Haïti : le tremblement de terre réveille le traumatisme de 2010
Sibille Buehlmann, spécialiste en réadaptation chez Handicap International, raconte la situation en Haïti après le tremblement de terre du samedi 14 août 2021.
Devant les décombres d'un hôtel après le tremblement de terre du 14 août 2021 aux Cayes, dans le Sud-ouest d'Haïti | © Stanley LOUIS / AFP
Les bilans actuels font état de plus de 1.400 morts, 6.900 blessés et des dégâts importants dans le Sud-Est du pays. Sibille BUEHLMANN témoigne depuis Port-au-Prince de la situation actuelle dans le pays.
Une population traumatisée
Le tremblement de terre a été ressenti dans tout le pays. Juste après la secousse, tout le monde est sorti dans la rue, à l’extérieur des bâtiments, pour se protéger des possibles effondrements. C’est la consigne de sécurité ici en cas de séisme.

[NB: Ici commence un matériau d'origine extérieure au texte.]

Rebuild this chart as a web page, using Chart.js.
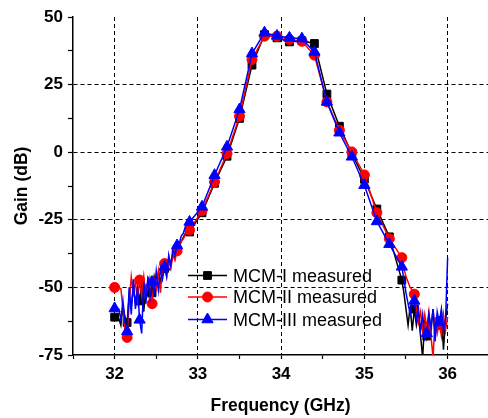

Les réseaux de téléphonie mobile ont très vite été saturés. Tout le monde prenait des nouvelles des proches. Chez HI, on s’est tout de suite renseignés sur la situation de chaque membre de l’équipe. Tout le monde allait bien.
Des répliques ont eu lieu la journée et jusqu’à tard dans la nuit. C’est épuisant. Pour beaucoup, en plus des morts et des blessés, le tremblement de terre réveille le traumatisme de 2010 avec le terrible séisme qui a tué plus de 200.000 personnes. J’ai des amis dans le Nord du pays qui ont dormi dehors la nuit par peur des secousses.
Haïti touchée par des crises multiples
Le tremblement de terre de samedi est un véritable coup dur. Sur les réseaux sociaux, on voit que la population est abattue par les catastrophes en chaine : Pourquoi nous ? Pourquoi devons-nous subir tout cela ? La situation ne fait que de se dégrader depuis deux ans environ avec une insécurité marquée par la guerre de gangs, qui semble incontrôlable, et une violence politique arrivée à son comble cet été avec l’assassinat du Président. Nous vivons dans un climat très anxiogène et le tremblement du 14 août est une épreuve de plus.
Jusqu’à récemment, la principale route au sud de Port-au-Prince (qui permet d’accéder au sud du pays) était une véritable zone de guerre. Elle était coupée. Nous avons dans cette zone une plateforme logistique maritime que nous pourrions utiliser pour acheminer de l’aide humanitaire. Nous étudions cette possibilité…
La rééducation est quasi vitale
Nous envoyons une équipe pour évaluer les besoins. Pour HI, la priorité sera la rééducation post-opératoire : assurer la rééducation des blessés qui ont eu une opération chirurgicale. Dans un pays comme Haïti avec une population très pauvre et très vulnérable, qui a peu de moyen de se déplacer, l’enjeu est de rendre accessible l’aide humanitaire : souvent, dans ce type de situations, nous installons souvent des postes avancés de rééducation au sein même des communautés. Organiser des équipes mobiles qui assurent des tournées dans les villages est aussi une option. Cela permet d’aller directement auprès des personnes qui ont besoin de rééducation. En plus, nous apportons souvent un soutien en rééducation aux équipes médicales dans les hôpitaux : soit en renforçant leurs effectifs, soit en les conseillant pour une bonne prise en charge en rééducation.
Depuis 2010, Handicap International est un acteur majeur de la rééducation en Haïti. L’association a permis de structurer les services de rééducation nationaux qui étaient quasi-inexistants il y a dix ans.
À l’heure actuelle, les hôpitaux du Sud-Est sont débordés par le flux de blessés et dans ce genre de situation le risque d’infection à cause du manque d’équipes médicales et d’équipements médicaux est très élevé. Le risque pour les personnes avec des fractures qui ne se font pas opérer ou mal opérer, c’est d’avoir des séquelles invalidantes.
Mais même après une opération qui s’est bien passée, la rééducation est essentielle pour regagner la mobilité des membres touchés, au bras ou au jambe. En Haïti, les personnes ont presque tous un travail manuel : cultiver un lopin de terre, réparer des objets en tout genre, être main d’œuvre payé à la journée… La mobilité physique est quasiment vitale pour avoir un revenu à apporter à la famille.